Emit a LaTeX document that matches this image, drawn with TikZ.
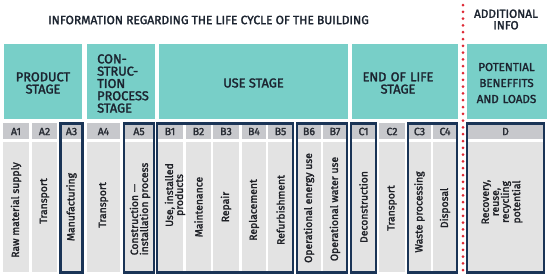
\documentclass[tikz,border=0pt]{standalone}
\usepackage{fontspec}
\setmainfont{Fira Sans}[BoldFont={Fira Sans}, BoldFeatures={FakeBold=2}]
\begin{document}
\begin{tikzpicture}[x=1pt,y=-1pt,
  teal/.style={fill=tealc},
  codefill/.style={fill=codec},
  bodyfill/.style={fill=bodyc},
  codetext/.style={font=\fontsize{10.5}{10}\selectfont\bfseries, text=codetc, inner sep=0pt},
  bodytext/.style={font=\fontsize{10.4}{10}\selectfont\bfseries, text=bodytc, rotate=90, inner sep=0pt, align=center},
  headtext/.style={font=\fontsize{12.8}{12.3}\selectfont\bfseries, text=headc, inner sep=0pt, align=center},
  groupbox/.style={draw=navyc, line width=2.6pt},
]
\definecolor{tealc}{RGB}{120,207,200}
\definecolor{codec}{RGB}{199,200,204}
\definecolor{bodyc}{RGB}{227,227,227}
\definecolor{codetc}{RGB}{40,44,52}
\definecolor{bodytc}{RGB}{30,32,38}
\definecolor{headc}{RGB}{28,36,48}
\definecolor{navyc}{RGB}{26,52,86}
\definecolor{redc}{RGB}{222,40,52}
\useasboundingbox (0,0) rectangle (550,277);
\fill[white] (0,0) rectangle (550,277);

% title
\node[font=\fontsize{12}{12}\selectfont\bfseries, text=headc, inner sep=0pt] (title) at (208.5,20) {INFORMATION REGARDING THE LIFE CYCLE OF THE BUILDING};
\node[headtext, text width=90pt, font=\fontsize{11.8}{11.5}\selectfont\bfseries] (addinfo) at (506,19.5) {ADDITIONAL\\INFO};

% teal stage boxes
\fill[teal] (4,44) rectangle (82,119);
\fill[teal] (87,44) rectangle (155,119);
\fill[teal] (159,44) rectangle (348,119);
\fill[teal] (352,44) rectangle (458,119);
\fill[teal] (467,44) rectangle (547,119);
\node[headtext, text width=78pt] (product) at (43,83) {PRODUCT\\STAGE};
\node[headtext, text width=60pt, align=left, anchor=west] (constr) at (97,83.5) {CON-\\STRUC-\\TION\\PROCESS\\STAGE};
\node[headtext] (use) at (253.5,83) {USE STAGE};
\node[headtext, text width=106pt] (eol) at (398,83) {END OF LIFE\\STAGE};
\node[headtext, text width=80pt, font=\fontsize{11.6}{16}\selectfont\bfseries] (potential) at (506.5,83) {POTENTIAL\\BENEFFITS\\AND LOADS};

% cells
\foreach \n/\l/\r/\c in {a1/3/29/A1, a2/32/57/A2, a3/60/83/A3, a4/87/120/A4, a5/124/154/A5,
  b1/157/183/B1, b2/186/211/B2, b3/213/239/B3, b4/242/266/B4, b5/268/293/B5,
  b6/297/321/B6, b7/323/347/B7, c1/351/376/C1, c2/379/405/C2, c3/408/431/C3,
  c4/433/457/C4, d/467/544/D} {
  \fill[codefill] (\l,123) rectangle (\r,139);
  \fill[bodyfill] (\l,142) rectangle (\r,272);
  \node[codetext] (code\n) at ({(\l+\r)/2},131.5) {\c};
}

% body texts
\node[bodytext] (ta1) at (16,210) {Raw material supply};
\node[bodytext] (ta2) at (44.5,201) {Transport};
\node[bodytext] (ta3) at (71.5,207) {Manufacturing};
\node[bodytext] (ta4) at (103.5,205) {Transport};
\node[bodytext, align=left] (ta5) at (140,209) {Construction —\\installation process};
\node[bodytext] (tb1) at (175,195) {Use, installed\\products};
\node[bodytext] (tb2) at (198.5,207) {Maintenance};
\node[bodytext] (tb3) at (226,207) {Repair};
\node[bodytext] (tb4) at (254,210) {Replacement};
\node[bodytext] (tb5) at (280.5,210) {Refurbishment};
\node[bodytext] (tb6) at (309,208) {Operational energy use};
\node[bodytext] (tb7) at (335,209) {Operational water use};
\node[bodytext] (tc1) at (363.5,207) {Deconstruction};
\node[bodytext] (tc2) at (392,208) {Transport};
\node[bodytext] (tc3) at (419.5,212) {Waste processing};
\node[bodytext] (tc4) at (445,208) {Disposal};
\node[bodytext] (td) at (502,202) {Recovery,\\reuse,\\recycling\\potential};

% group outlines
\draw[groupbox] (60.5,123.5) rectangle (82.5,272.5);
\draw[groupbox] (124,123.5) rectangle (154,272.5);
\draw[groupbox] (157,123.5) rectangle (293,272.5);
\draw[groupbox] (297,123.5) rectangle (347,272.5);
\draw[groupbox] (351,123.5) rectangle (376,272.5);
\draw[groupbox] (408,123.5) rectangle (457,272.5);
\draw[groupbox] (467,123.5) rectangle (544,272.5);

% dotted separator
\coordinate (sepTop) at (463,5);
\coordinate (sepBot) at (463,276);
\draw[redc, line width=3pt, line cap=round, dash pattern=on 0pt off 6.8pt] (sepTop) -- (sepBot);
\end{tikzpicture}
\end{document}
========================
> [OBJECTIVE]:
Leaving out the pictures, repeat the data above exactly.

> [EXPECTED ANSWER]:
Emit a LaTeX document that matches this image, drawn with TikZ.
\documentclass[tikz,border=0pt]{standalone}
\usepackage{fontspec}
\setmainfont{Fira Sans}[BoldFont={Fira Sans}, BoldFeatures={FakeBold=2}]
\begin{document}
\begin{tikzpicture}[x=1pt,y=-1pt,
  teal/.style={fill=tealc},
  codefill/.style={fill=codec},
  bodyfill/.style={fill=bodyc},
  codetext/.style={font=\fontsize{10.5}{10}\selectfont\bfseries, text=codetc, inner sep=0pt},
  bodytext/.style={font=\fontsize{10.4}{10}\selectfont\bfseries, text=bodytc, rotate=90, inner sep=0pt, align=center},
  headtext/.style={font=\fontsize{12.8}{12.3}\selectfont\bfseries, text=headc, inner sep=0pt, align=center},
  groupbox/.style={draw=navyc, line width=2.6pt},
]
\definecolor{tealc}{RGB}{120,207,200}
\definecolor{codec}{RGB}{199,200,204}
\definecolor{bodyc}{RGB}{227,227,227}
\definecolor{codetc}{RGB}{40,44,52}
\definecolor{bodytc}{RGB}{30,32,38}
\definecolor{headc}{RGB}{28,36,48}
\definecolor{navyc}{RGB}{26,52,86}
\definecolor{redc}{RGB}{222,40,52}
\useasboundingbox (0,0) rectangle (550,277);
\fill[white] (0,0) rectangle (550,277);

% title
\node[font=\fontsize{12}{12}\selectfont\bfseries, text=headc, inner sep=0pt] (title) at (208.5,20) {INFORMATION REGARDING THE LIFE CYCLE OF THE BUILDING};
\node[headtext, text width=90pt, font=\fontsize{11.8}{11.5}\selectfont\bfseries] (addinfo) at (506,19.5) {ADDITIONAL\\INFO};

% teal stage boxes
\fill[teal] (4,44) rectangle (82,119);
\fill[teal] (87,44) rectangle (155,119);
\fill[teal] (159,44) rectangle (348,119);
\fill[teal] (352,44) rectangle (458,119);
\fill[teal] (467,44) rectangle (547,119);
\node[headtext, text width=78pt] (product) at (43,83) {PRODUCT\\STAGE};
\node[headtext, text width=60pt, align=left, anchor=west] (constr) at (97,83.5) {CON-\\STRUC-\\TION\\PROCESS\\STAGE};
\node[headtext] (use) at (253.5,83) {USE STAGE};
\node[headtext, text width=106pt] (eol) at (398,83) {END OF LIFE\\STAGE};
\node[headtext, text width=80pt, font=\fontsize{11.6}{16}\selectfont\bfseries] (potential) at (506.5,83) {POTENTIAL\\BENEFFITS\\AND LOADS};

% cells
\foreach \n/\l/\r/\c in {a1/3/29/A1, a2/32/57/A2, a3/60/83/A3, a4/87/120/A4, a5/124/154/A5,
  b1/157/183/B1, b2/186/211/B2, b3/213/239/B3, b4/242/266/B4, b5/268/293/B5,
  b6/297/321/B6, b7/323/347/B7, c1/351/376/C1, c2/379/405/C2, c3/408/431/C3,
  c4/433/457/C4, d/467/544/D} {
  \fill[codefill] (\l,123) rectangle (\r,139);
  \fill[bodyfill] (\l,142) rectangle (\r,272);
  \node[codetext] (code\n) at ({(\l+\r)/2},131.5) {\c};
}

% body texts
\node[bodytext] (ta1) at (16,210) {Raw material supply};
\node[bodytext] (ta2) at (44.5,201) {Transport};
\node[bodytext] (ta3) at (71.5,207) {Manufacturing};
\node[bodytext] (ta4) at (103.5,205) {Transport};
\node[bodytext, align=left] (ta5) at (140,209) {Construction —\\installation process};
\node[bodytext] (tb1) at (175,195) {Use, installed\\products};
\node[bodytext] (tb2) at (198.5,207) {Maintenance};
\node[bodytext] (tb3) at (226,207) {Repair};
\node[bodytext] (tb4) at (254,210) {Replacement};
\node[bodytext] (tb5) at (280.5,210) {Refurbishment};
\node[bodytext] (tb6) at (309,208) {Operational energy use};
\node[bodytext] (tb7) at (335,209) {Operational water use};
\node[bodytext] (tc1) at (363.5,207) {Deconstruction};
\node[bodytext] (tc2) at (392,208) {Transport};
\node[bodytext] (tc3) at (419.5,212) {Waste processing};
\node[bodytext] (tc4) at (445,208) {Disposal};
\node[bodytext] (td) at (502,202) {Recovery,\\reuse,\\recycling\\potential};

% group outlines
\draw[groupbox] (60.5,123.5) rectangle (82.5,272.5);
\draw[groupbox] (124,123.5) rectangle (154,272.5);
\draw[groupbox] (157,123.5) rectangle (293,272.5);
\draw[groupbox] (297,123.5) rectangle (347,272.5);
\draw[groupbox] (351,123.5) rectangle (376,272.5);
\draw[groupbox] (408,123.5) rectangle (457,272.5);
\draw[groupbox] (467,123.5) rectangle (544,272.5);

% dotted separator
\coordinate (sepTop) at (463,5);
\coordinate (sepBot) at (463,276);
\draw[redc, line width=3pt, line cap=round, dash pattern=on 0pt off 6.8pt] (sepTop) -- (sepBot);
\end{tikzpicture}
\end{document}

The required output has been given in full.